§ Material:
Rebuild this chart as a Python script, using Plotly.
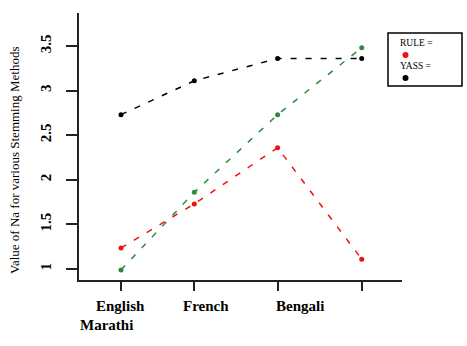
import plotly.graph_objects as go

# Data
x_pos = [1.0, 1.88, 2.88, 3.89]
yass = [2.73, 3.11, 3.36, 3.36]
rule = [1.235, 1.73, 2.36, 1.11]
green = [0.99, 1.86, 2.73, 3.48]
tick_labels = ["English", "French", "Bengali", "Marathi"]
yticks = [1, 1.5, 2, 2.5, 3, 3.5]

W, H = 467, 346
L, R, T, B = 79, 402, 13, 280
SERIF = "Liberation Serif, Times New Roman, Times, serif"

fig = go.Figure()
series = [(yass, "black"), (rule, "#ee1111"), (green, "#2e8b3e")]
for ys, col in series:
    fig.add_trace(go.Scatter(
        x=x_pos, y=ys, mode="lines+markers",
        line=dict(color=col, width=1.5, dash="6px,9px"),
        marker=dict(color=col, size=5),
        showlegend=False, hoverinfo="skip"))

fig.update_layout(
    width=W, height=H,
    margin=dict(l=L, r=W - R, t=T, b=H - B, pad=0),
    plot_bgcolor="white", paper_bgcolor="white",
    font=dict(family=SERIF, color="black"),
    xaxis=dict(range=[1 - (121 - L) / 83.3, 1 + (R - 121) / 83.3],
               tickvals=x_pos, ticktext=["", "", "", ""],
               ticks="outside", ticklen=9, tickwidth=1.5, tickcolor="#222",
               showline=True, linecolor="#222", linewidth=1.5,
               showgrid=False, zeroline=False),
    yaxis=dict(range=[1 - (B - 269) / 89.2, 1 + (269 - T) / 89.2],
               tickvals=yticks,
               ticktext=["<b>" + t + "</b>" for t in ["1", "1.5", "2", "2.5", "3", "3.5"]],
               tickangle=-90, tickfont=dict(size=15, family=SERIF),
               ticks="outside", ticklen=11, tickwidth=1.5, tickcolor="#222",
               ticklabelstandoff=9,
               showline=True, linecolor="#222", linewidth=1.5,
               showgrid=False, zeroline=False),
)

def px(xp):
    return (xp - L) / (R - L)

def py(yp):
    return 1 - (yp - T) / (B - T)

# x tick labels (as in reference, shifted)
label_pos = [(120, 306), (206, 306), (300, 306), (106, 325)]
for txt, (lx, ly) in zip(tick_labels, label_pos):
    fig.add_annotation(x=px(lx), y=py(ly), xref="paper", yref="paper",
                       text="<b>" + txt + "</b>", showarrow=False,
                       font=dict(size=15, family=SERIF),
                       xanchor="center", yanchor="middle")

# y axis title
fig.add_annotation(x=px(14), y=py(161), xref="paper", yref="paper",
                   text="Value of Na for various Stemming Methods", textangle=-90,
                   showarrow=False, font=dict(size=13, family=SERIF),
                   xanchor="center", yanchor="middle")

# legend box
fig.add_shape(type="rect", xref="paper", yref="paper",
              x0=px(388), x1=px(462), y0=py(86), y1=py(33),
              line=dict(color="black", width=1.5), fillcolor="white")
fig.add_annotation(x=px(398), y=py(43), xref="paper", yref="paper", text="RULE =",
                   showarrow=False, font=dict(size=9.5, family=SERIF),
                   xanchor="left", yanchor="middle")
fig.add_annotation(x=px(398), y=py(66), xref="paper", yref="paper", text="YASS =",
                   showarrow=False, font=dict(size=9.5, family=SERIF),
                   xanchor="left", yanchor="middle")
for cy, col in [(55, "#ee1111"), (78, "black")]:
    fig.add_shape(type="circle", xref="paper", yref="paper",
                  x0=px(402.5), x1=px(408.5), y0=py(cy + 3), y1=py(cy - 3),
                  line=dict(color=col, width=0), fillcolor=col)

fig.write_html("out.html")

§ Given task:
Go through the listing above and quote it exactly, apart from its images.

§ Task output:
Rebuild this chart as a Python script, using Plotly.
import plotly.graph_objects as go

# Data
x_pos = [1.0, 1.88, 2.88, 3.89]
yass = [2.73, 3.11, 3.36, 3.36]
rule = [1.235, 1.73, 2.36, 1.11]
green = [0.99, 1.86, 2.73, 3.48]
tick_labels = ["English", "French", "Bengali", "Marathi"]
yticks = [1, 1.5, 2, 2.5, 3, 3.5]

W, H = 467, 346
L, R, T, B = 79, 402, 13, 280
SERIF = "Liberation Serif, Times New Roman, Times, serif"

fig = go.Figure()
series = [(yass, "black"), (rule, "#ee1111"), (green, "#2e8b3e")]
for ys, col in series:
    fig.add_trace(go.Scatter(
        x=x_pos, y=ys, mode="lines+markers",
        line=dict(color=col, width=1.5, dash="6px,9px"),
        marker=dict(color=col, size=5),
        showlegend=False, hoverinfo="skip"))

fig.update_layout(
    width=W, height=H,
    margin=dict(l=L, r=W - R, t=T, b=H - B, pad=0),
    plot_bgcolor="white", paper_bgcolor="white",
    font=dict(family=SERIF, color="black"),
    xaxis=dict(range=[1 - (121 - L) / 83.3, 1 + (R - 121) / 83.3],
               tickvals=x_pos, ticktext=["", "", "", ""],
               ticks="outside", ticklen=9, tickwidth=1.5, tickcolor="#222",
               showline=True, linecolor="#222", linewidth=1.5,
               showgrid=False, zeroline=False),
    yaxis=dict(range=[1 - (B - 269) / 89.2, 1 + (269 - T) / 89.2],
               tickvals=yticks,
               ticktext=["<b>" + t + "</b>" for t in ["1", "1.5", "2", "2.5", "3", "3.5"]],
               tickangle=-90, tickfont=dict(size=15, family=SERIF),
               ticks="outside", ticklen=11, tickwidth=1.5, tickcolor="#222",
               ticklabelstandoff=9,
               showline=True, linecolor="#222", linewidth=1.5,
               showgrid=False, zeroline=False),
)

def px(xp):
    return (xp - L) / (R - L)

def py(yp):
    return 1 - (yp - T) / (B - T)

# x tick labels (as in reference, shifted)
label_pos = [(120, 306), (206, 306), (300, 306), (106, 325)]
for txt, (lx, ly) in zip(tick_labels, label_pos):
    fig.add_annotation(x=px(lx), y=py(ly), xref="paper", yref="paper",
                       text="<b>" + txt + "</b>", showarrow=False,
                       font=dict(size=15, family=SERIF),
                       xanchor="center", yanchor="middle")

# y axis title
fig.add_annotation(x=px(14), y=py(161), xref="paper", yref="paper",
                   text="Value of Na for various Stemming Methods", textangle=-90,
                   showarrow=False, font=dict(size=13, family=SERIF),
                   xanchor="center", yanchor="middle")

# legend box
fig.add_shape(type="rect", xref="paper", yref="paper",
              x0=px(388), x1=px(462), y0=py(86), y1=py(33),
              line=dict(color="black", width=1.5), fillcolor="white")
fig.add_annotation(x=px(398), y=py(43), xref="paper", yref="paper", text="RULE =",
                   showarrow=False, font=dict(size=9.5, family=SERIF),
                   xanchor="left", yanchor="middle")
fig.add_annotation(x=px(398), y=py(66), xref="paper", yref="paper", text="YASS =",
                   showarrow=False, font=dict(size=9.5, family=SERIF),
                   xanchor="left", yanchor="middle")
for cy, col in [(55, "#ee1111"), (78, "black")]:
    fig.add_shape(type="circle", xref="paper", yref="paper",
                  x0=px(402.5), x1=px(408.5), y0=py(cy + 3), y1=py(cy - 3),
                  line=dict(color=col, width=0), fillcolor=col)

fig.write_html("out.html")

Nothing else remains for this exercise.